# Medicare Pap



## cmac (Feb 20, 2009)

Our office is having trouble billing Medicare pap's. Medicare does not pay for 99397 but does pay for the G & Q codes for pelvic/breast exam and Medicare Papp. Is that all you bill is the G & Q code or is their a way to incorporate the 99397 and get paid? How is everyone else billing Medicare papps. Most times the Dr is only doing the papp, not a breast exam. Any help would be appreciated. Thanks


----------



## tfreeland (Feb 20, 2009)

Our office codes G0101 and Q0091 if you do a pap smear.  If any other medical issue is discussed or treated by provider, bill an E/M code with a -25 modifier also.  DX for G0101 is V76.2.

Hope this is helpful.

Terri Freeland CMM


----------



## pamtienter (Feb 20, 2009)

If the patient is in for a preventive visit and has a pap and pelvic exam also, you can bill the 99397, G0101 (if criteria met) and Q0091. You would subtract or "Carveout" the cost of the G0101 and Q0091 from 99397. 
WPS Medicare has good information on their website:
http://www.wpsmedicare.com/part_b/business/carveout_services.shtml

I hope that helps!


----------



## rthames052006 (Feb 20, 2009)

cmac said:


> Our office is having trouble billing Medicare pap's. Medicare does not pay for 99397 but does pay for the G & Q codes for pelvic/breast exam and Medicare Papp. Is that all you bill is the G & Q code or is their a way to incorporate the 99397 and get paid?
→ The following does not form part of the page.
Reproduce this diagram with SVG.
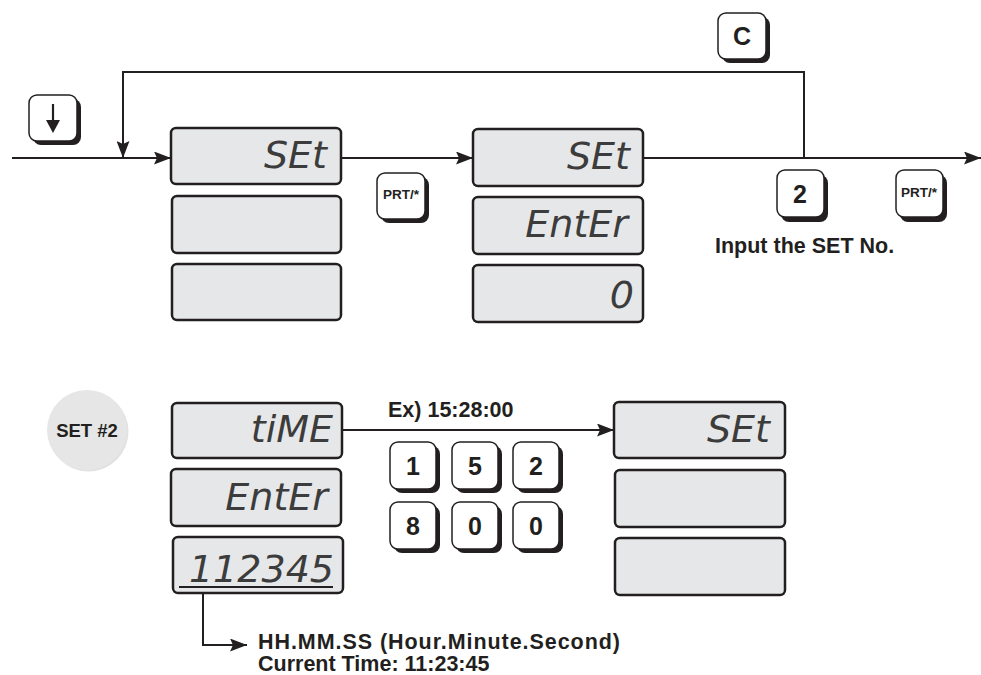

How is everyone else billing Medicare papps. Most times the Dr is only doing the papp, not a breast exam. Any help would be appreciated. Thanks



Is the patient in for a Well exam also, if so you would bill it out the way you mentioned and the well exam would be a patient liability since Medicare does not cover them.

Just my 2 cents


----------